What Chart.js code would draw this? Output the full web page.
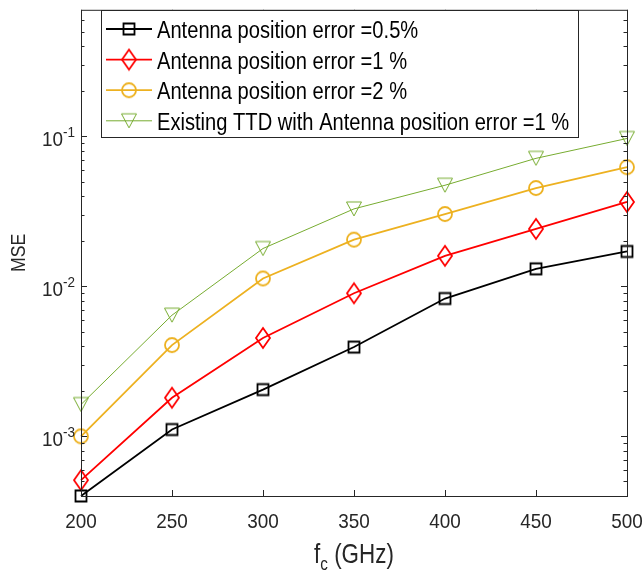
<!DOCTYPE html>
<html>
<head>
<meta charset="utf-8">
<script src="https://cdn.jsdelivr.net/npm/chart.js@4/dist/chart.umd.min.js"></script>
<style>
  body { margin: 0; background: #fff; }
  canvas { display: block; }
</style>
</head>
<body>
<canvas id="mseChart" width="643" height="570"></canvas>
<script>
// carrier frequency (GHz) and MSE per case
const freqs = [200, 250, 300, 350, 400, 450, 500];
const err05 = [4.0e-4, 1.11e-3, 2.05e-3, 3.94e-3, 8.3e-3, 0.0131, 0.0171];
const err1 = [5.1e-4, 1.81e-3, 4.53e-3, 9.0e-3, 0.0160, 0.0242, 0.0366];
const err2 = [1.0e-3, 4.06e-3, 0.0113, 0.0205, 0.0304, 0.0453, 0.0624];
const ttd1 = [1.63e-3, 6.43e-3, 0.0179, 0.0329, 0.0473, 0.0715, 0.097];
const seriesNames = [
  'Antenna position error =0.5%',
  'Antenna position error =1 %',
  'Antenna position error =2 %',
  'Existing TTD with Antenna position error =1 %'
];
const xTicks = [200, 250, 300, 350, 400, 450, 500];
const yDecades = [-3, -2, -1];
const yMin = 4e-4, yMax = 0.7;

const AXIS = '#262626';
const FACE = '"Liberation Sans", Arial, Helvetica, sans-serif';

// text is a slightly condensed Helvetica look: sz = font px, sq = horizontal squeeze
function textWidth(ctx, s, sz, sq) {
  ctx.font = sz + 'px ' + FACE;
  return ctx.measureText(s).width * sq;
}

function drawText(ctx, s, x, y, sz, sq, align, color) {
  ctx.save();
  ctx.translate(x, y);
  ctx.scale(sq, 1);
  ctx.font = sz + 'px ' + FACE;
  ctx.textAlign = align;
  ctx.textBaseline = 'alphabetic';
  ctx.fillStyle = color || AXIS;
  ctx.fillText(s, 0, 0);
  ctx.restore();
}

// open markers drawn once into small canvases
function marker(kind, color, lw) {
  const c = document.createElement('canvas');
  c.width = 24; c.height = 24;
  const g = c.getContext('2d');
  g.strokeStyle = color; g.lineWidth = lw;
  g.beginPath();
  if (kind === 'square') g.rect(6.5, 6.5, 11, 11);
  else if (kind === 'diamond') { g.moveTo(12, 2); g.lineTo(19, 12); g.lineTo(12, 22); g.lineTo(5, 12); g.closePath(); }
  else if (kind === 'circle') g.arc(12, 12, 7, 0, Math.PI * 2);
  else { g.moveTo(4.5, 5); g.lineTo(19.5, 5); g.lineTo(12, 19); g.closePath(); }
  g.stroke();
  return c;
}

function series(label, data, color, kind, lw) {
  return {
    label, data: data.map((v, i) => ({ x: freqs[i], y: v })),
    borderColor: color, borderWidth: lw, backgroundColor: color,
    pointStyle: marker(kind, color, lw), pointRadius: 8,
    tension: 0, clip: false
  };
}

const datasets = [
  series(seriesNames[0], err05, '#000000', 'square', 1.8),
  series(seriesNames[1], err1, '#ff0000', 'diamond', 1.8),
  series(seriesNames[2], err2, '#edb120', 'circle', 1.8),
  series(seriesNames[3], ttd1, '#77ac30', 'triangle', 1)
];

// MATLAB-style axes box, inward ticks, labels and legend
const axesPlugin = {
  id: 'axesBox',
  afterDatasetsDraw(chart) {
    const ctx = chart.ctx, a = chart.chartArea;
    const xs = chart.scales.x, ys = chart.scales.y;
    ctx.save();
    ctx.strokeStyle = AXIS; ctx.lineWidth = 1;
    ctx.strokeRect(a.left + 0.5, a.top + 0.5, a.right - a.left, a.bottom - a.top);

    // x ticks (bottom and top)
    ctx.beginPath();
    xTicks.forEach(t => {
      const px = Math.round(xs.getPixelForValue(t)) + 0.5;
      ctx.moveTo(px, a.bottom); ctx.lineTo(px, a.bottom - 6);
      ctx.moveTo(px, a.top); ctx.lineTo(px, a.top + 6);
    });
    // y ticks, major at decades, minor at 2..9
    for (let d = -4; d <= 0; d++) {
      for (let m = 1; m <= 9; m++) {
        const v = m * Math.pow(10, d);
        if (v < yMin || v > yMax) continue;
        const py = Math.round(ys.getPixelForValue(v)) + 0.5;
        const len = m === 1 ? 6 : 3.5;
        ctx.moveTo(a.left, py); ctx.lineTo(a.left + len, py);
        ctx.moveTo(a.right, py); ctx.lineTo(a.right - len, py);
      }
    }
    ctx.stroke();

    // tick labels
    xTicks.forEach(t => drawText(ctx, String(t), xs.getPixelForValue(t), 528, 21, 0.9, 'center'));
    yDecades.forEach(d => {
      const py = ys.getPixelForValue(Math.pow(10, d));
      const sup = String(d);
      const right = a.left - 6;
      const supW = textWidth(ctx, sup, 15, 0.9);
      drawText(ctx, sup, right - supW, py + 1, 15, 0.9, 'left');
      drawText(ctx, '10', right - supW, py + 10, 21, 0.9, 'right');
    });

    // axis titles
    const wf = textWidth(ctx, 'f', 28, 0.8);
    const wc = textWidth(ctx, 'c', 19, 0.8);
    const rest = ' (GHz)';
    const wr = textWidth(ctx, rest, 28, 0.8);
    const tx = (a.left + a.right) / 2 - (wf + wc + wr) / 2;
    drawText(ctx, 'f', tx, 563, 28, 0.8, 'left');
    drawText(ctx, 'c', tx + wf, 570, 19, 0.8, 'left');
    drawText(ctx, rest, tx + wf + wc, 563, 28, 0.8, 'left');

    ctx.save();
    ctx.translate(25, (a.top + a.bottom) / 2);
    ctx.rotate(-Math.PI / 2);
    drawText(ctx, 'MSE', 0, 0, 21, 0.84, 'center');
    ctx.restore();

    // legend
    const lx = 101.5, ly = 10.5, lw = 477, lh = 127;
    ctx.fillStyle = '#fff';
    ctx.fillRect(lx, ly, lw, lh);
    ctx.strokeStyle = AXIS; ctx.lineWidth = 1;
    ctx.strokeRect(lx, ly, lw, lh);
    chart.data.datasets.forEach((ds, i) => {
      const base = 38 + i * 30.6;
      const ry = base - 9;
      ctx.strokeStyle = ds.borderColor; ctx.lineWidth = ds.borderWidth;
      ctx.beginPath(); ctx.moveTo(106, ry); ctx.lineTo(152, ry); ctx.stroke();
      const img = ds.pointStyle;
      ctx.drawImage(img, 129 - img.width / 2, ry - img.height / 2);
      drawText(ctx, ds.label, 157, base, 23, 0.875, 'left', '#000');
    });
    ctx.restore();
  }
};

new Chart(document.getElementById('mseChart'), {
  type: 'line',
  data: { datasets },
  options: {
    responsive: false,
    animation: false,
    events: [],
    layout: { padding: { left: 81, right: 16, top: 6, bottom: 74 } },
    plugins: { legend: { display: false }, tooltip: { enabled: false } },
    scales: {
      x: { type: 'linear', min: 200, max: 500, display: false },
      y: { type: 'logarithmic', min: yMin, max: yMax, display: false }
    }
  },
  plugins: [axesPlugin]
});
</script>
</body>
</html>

_What you should do_
Reproduce every line precisely as given, omitting all pictures.

_The output_
What Chart.js code would draw this? Output the full web page.
<!DOCTYPE html>
<html>
<head>
<meta charset="utf-8">
<script src="https://cdn.jsdelivr.net/npm/chart.js@4/dist/chart.umd.min.js"></script>
<style>
  body { margin: 0; background: #fff; }
  canvas { display: block; }
</style>
</head>
<body>
<canvas id="mseChart" width="643" height="570"></canvas>
<script>
// carrier frequency (GHz) and MSE per case
const freqs = [200, 250, 300, 350, 400, 450, 500];
const err05 = [4.0e-4, 1.11e-3, 2.05e-3, 3.94e-3, 8.3e-3, 0.0131, 0.0171];
const err1 = [5.1e-4, 1.81e-3, 4.53e-3, 9.0e-3, 0.0160, 0.0242, 0.0366];
const err2 = [1.0e-3, 4.06e-3, 0.0113, 0.0205, 0.0304, 0.0453, 0.0624];
const ttd1 = [1.63e-3, 6.43e-3, 0.0179, 0.0329, 0.0473, 0.0715, 0.097];
const seriesNames = [
  'Antenna position error =0.5%',
  'Antenna position error =1 %',
  'Antenna position error =2 %',
  'Existing TTD with Antenna position error =1 %'
];
const xTicks = [200, 250, 300, 350, 400, 450, 500];
const yDecades = [-3, -2, -1];
const yMin = 4e-4, yMax = 0.7;

const AXIS = '#262626';
const FACE = '"Liberation Sans", Arial, Helvetica, sans-serif';

// text is a slightly condensed Helvetica look: sz = font px, sq = horizontal squeeze
function textWidth(ctx, s, sz, sq) {
  ctx.font = sz + 'px ' + FACE;
  return ctx.measureText(s).width * sq;
}

function drawText(ctx, s, x, y, sz, sq, align, color) {
  ctx.save();
  ctx.translate(x, y);
  ctx.scale(sq, 1);
  ctx.font = sz + 'px ' + FACE;
  ctx.textAlign = align;
  ctx.textBaseline = 'alphabetic';
  ctx.fillStyle = color || AXIS;
  ctx.fillText(s, 0, 0);
  ctx.restore();
}

// open markers drawn once into small canvases
function marker(kind, color, lw) {
  const c = document.createElement('canvas');
  c.width = 24; c.height = 24;
  const g = c.getContext('2d');
  g.strokeStyle = color; g.lineWidth = lw;
  g.beginPath();
  if (kind === 'square') g.rect(6.5, 6.5, 11, 11);
  else if (kind === 'diamond') { g.moveTo(12, 2); g.lineTo(19, 12); g.lineTo(12, 22); g.lineTo(5, 12); g.closePath(); }
  else if (kind === 'circle') g.arc(12, 12, 7, 0, Math.PI * 2);
  else { g.moveTo(4.5, 5); g.lineTo(19.5, 5); g.lineTo(12, 19); g.closePath(); }
  g.stroke();
  return c;
}

function series(label, data, color, kind, lw) {
  return {
    label, data: data.map((v, i) => ({ x: freqs[i], y: v })),
    borderColor: color, borderWidth: lw, backgroundColor: color,
    pointStyle: marker(kind, color, lw), pointRadius: 8,
    tension: 0, clip: false
  };
}

const datasets = [
  series(seriesNames[0], err05, '#000000', 'square', 1.8),
  series(seriesNames[1], err1, '#ff0000', 'diamond', 1.8),
  series(seriesNames[2], err2, '#edb120', 'circle', 1.8),
  series(seriesNames[3], ttd1, '#77ac30', 'triangle', 1)
];

// MATLAB-style axes box, inward ticks, labels and legend
const axesPlugin = {
  id: 'axesBox',
  afterDatasetsDraw(chart) {
    const ctx = chart.ctx, a = chart.chartArea;
    const xs = chart.scales.x, ys = chart.scales.y;
    ctx.save();
    ctx.strokeStyle = AXIS; ctx.lineWidth = 1;
    ctx.strokeRect(a.left + 0.5, a.top + 0.5, a.right - a.left, a.bottom - a.top);

    // x ticks (bottom and top)
    ctx.beginPath();
    xTicks.forEach(t => {
      const px = Math.round(xs.getPixelForValue(t)) + 0.5;
      ctx.moveTo(px, a.bottom); ctx.lineTo(px, a.bottom - 6);
      ctx.moveTo(px, a.top); ctx.lineTo(px, a.top + 6);
    });
    // y ticks, major at decades, minor at 2..9
    for (let d = -4; d <= 0; d++) {
      for (let m = 1; m <= 9; m++) {
        const v = m * Math.pow(10, d);
        if (v < yMin || v > yMax) continue;
        const py = Math.round(ys.getPixelForValue(v)) + 0.5;
        const len = m === 1 ? 6 : 3.5;
        ctx.moveTo(a.left, py); ctx.lineTo(a.left + len, py);
        ctx.moveTo(a.right, py); ctx.lineTo(a.right - len, py);
      }
    }
    ctx.stroke();

    // tick labels
    xTicks.forEach(t => drawText(ctx, String(t), xs.getPixelForValue(t), 528, 21, 0.9, 'center'));
    yDecades.forEach(d => {
      const py = ys.getPixelForValue(Math.pow(10, d));
      const sup = String(d);
      const right = a.left - 6;
      const supW = textWidth(ctx, sup, 15, 0.9);
      drawText(ctx, sup, right - supW, py + 1, 15, 0.9, 'left');
      drawText(ctx, '10', right - supW, py + 10, 21, 0.9, 'right');
    });

    // axis titles
    const wf = textWidth(ctx, 'f', 28, 0.8);
    const wc = textWidth(ctx, 'c', 19, 0.8);
    const rest = ' (GHz)';
    const wr = textWidth(ctx, rest, 28, 0.8);
    const tx = (a.left + a.right) / 2 - (wf + wc + wr) / 2;
    drawText(ctx, 'f', tx, 563, 28, 0.8, 'left');
    drawText(ctx, 'c', tx + wf, 570, 19, 0.8, 'left');
    drawText(ctx, rest, tx + wf + wc, 563, 28, 0.8, 'left');

    ctx.save();
    ctx.translate(25, (a.top + a.bottom) / 2);
    ctx.rotate(-Math.PI / 2);
    drawText(ctx, 'MSE', 0, 0, 21, 0.84, 'center');
    ctx.restore();

    // legend
    const lx = 101.5, ly = 10.5, lw = 477, lh = 127;
    ctx.fillStyle = '#fff';
    ctx.fillRect(lx, ly, lw, lh);
    ctx.strokeStyle = AXIS; ctx.lineWidth = 1;
    ctx.strokeRect(lx, ly, lw, lh);
    chart.data.datasets.forEach((ds, i) => {
      const base = 38 + i * 30.6;
      const ry = base - 9;
      ctx.strokeStyle = ds.borderColor; ctx.lineWidth = ds.borderWidth;
      ctx.beginPath(); ctx.moveTo(106, ry); ctx.lineTo(152, ry); ctx.stroke();
      const img = ds.pointStyle;
      ctx.drawImage(img, 129 - img.width / 2, ry - img.height / 2);
      drawText(ctx, ds.label, 157, base, 23, 0.875, 'left', '#000');
    });
    ctx.restore();
  }
};

new Chart(document.getElementById('mseChart'), {
  type: 'line',
  data: { datasets },
  options: {
    responsive: false,
    animation: false,
    events: [],
    layout: { padding: { left: 81, right: 16, top: 6, bottom: 74 } },
    plugins: { legend: { display: false }, tooltip: { enabled: false } },
    scales: {
      x: { type: 'linear', min: 200, max: 500, display: false },
      y: { type: 'logarithmic', min: yMin, max: yMax, display: false }
    }
  },
  plugins: [axesPlugin]
});
</script>
</body>
</html>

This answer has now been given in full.